======== Provided material ========
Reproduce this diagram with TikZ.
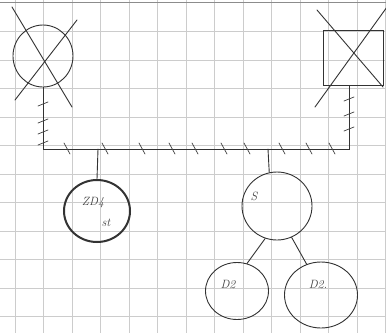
\documentclass[tikz,border=0pt]{standalone}
\usetikzlibrary{shapes.geometric}
\begin{document}
\begin{tikzpicture}[x=1pt,y=-1pt,
  pen/.style={draw=black!80,line width=0.9pt,line cap=round},
  person/.style={pen,ellipse,inner sep=0pt},
  tick/.style={draw=black!75,line width=0.7pt,line cap=round},
  lbl/.style={font=\large\itshape,text=black!75}]
\useasboundingbox (0,0) rectangle (386,333);
\fill[white] (0,0) rectangle (386,333);
% grid
\foreach \gx in {15,43.5,72,100.5,129,157.5,186,214.5,243,271.5,300,328.5,357,385.5}
  \draw[black!20,line width=0.7pt] (\gx,0) -- (\gx,333);
\foreach \gy in {31.5,60,88.5,117,145.5,174,202.5,231,259.5,288,316.5}
  \draw[black!20,line width=0.7pt] (0,\gy) -- (386,\gy);
\draw[black!45,line width=1pt] (0,2) -- (386,2);
% deceased woman
\node[person,minimum width=60pt,minimum height=62pt] (gm) at (43,56) {};
\draw[pen] (12,7) -- (72,107);
\draw[pen] (77,20) -- (15,100);
% deceased man
\node[pen,rectangle,minimum width=60pt,minimum height=55pt] (gf) at (353,57.5) {};
\draw[pen] (317,10) -- (383,87);
\draw[pen] (387,7) -- (315,107);
% marriage line
\coordinate (cl) at (43,149);
\coordinate (cr) at (349,149);
\coordinate (cz) at (98,149);
\coordinate (cs) at (268,149);
\draw[pen] (gm.south) -- (cl) -- (cr) -- (gf.south -| cr);
% ticks on left vertical
\foreach \ty in {104,121,132,143}
  \draw[tick] (38,\ty+2) -- (48,\ty-2);
% ticks on right vertical
\foreach \ty in {99,114,129}
  \draw[tick] (344,\ty+2) -- (354,\ty-2);
% ticks on horizontal
\foreach \tx in {67,105,142,172,195,224,247,282,309,332}
  \draw[tick] (\tx-3,143) -- (\tx+3,154);
% children
\node[person,line width=2pt,minimum width=66pt,minimum height=62pt] (z) at (97,211) {};
\node[lbl] at (93,203) {ZD4};
\node[lbl] at (106,223) {st};
\node[person,minimum width=70pt,minimum height=68pt] (s) at (277,206) {};
\node[lbl] at (254,196) {S};
\draw[pen] (cz) -- (z.north);
\draw[pen] (cs) -- (s.103);
% grandchildren
\node[person,minimum width=63pt,minimum height=57pt] (d1) at (237,291) {};
\node[lbl] at (228,285) {D2};
\node[person,minimum width=73pt,minimum height=66pt] (d2) at (321,295) {};
\node[lbl] at (318,285) {D2.};
\draw[pen] (s.250) -- (d1.70);
\draw[pen] (s.295) -- (d2.115);
\end{tikzpicture}
\end{document}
========
What the task asks >> The material above holds pictures; copy everything else in it exactly.

The output >>
Reproduce this diagram with TikZ.
\documentclass[tikz,border=0pt]{standalone}
\usetikzlibrary{shapes.geometric}
\begin{document}
\begin{tikzpicture}[x=1pt,y=-1pt,
  pen/.style={draw=black!80,line width=0.9pt,line cap=round},
  person/.style={pen,ellipse,inner sep=0pt},
  tick/.style={draw=black!75,line width=0.7pt,line cap=round},
  lbl/.style={font=\large\itshape,text=black!75}]
\useasboundingbox (0,0) rectangle (386,333);
\fill[white] (0,0) rectangle (386,333);
% grid
\foreach \gx in {15,43.5,72,100.5,129,157.5,186,214.5,243,271.5,300,328.5,357,385.5}
  \draw[black!20,line width=0.7pt] (\gx,0) -- (\gx,333);
\foreach \gy in {31.5,60,88.5,117,145.5,174,202.5,231,259.5,288,316.5}
  \draw[black!20,line width=0.7pt] (0,\gy) -- (386,\gy);
\draw[black!45,line width=1pt] (0,2) -- (386,2);
% deceased woman
\node[person,minimum width=60pt,minimum height=62pt] (gm) at (43,56) {};
\draw[pen] (12,7) -- (72,107);
\draw[pen] (77,20) -- (15,100);
% deceased man
\node[pen,rectangle,minimum width=60pt,minimum height=55pt] (gf) at (353,57.5) {};
\draw[pen] (317,10) -- (383,87);
\draw[pen] (387,7) -- (315,107);
% marriage line
\coordinate (cl) at (43,149);
\coordinate (cr) at (349,149);
\coordinate (cz) at (98,149);
\coordinate (cs) at (268,149);
\draw[pen] (gm.south) -- (cl) -- (cr) -- (gf.south -| cr);
% ticks on left vertical
\foreach \ty in {104,121,132,143}
  \draw[tick] (38,\ty+2) -- (48,\ty-2);
% ticks on right vertical
\foreach \ty in {99,114,129}
  \draw[tick] (344,\ty+2) -- (354,\ty-2);
% ticks on horizontal
\foreach \tx in {67,105,142,172,195,224,247,282,309,332}
  \draw[tick] (\tx-3,143) -- (\tx+3,154);
% children
\node[person,line width=2pt,minimum width=66pt,minimum height=62pt] (z) at (97,211) {};
\node[lbl] at (93,203) {ZD4};
\node[lbl] at (106,223) {st};
\node[person,minimum width=70pt,minimum height=68pt] (s) at (277,206) {};
\node[lbl] at (254,196) {S};
\draw[pen] (cz) -- (z.north);
\draw[pen] (cs) -- (s.103);
% grandchildren
\node[person,minimum width=63pt,minimum height=57pt] (d1) at (237,291) {};
\node[lbl] at (228,285) {D2};
\node[person,minimum width=73pt,minimum height=66pt] (d2) at (321,295) {};
\node[lbl] at (318,285) {D2.};
\draw[pen] (s.250) -- (d1.70);
\draw[pen] (s.295) -- (d2.115);
\end{tikzpicture}
\end{document}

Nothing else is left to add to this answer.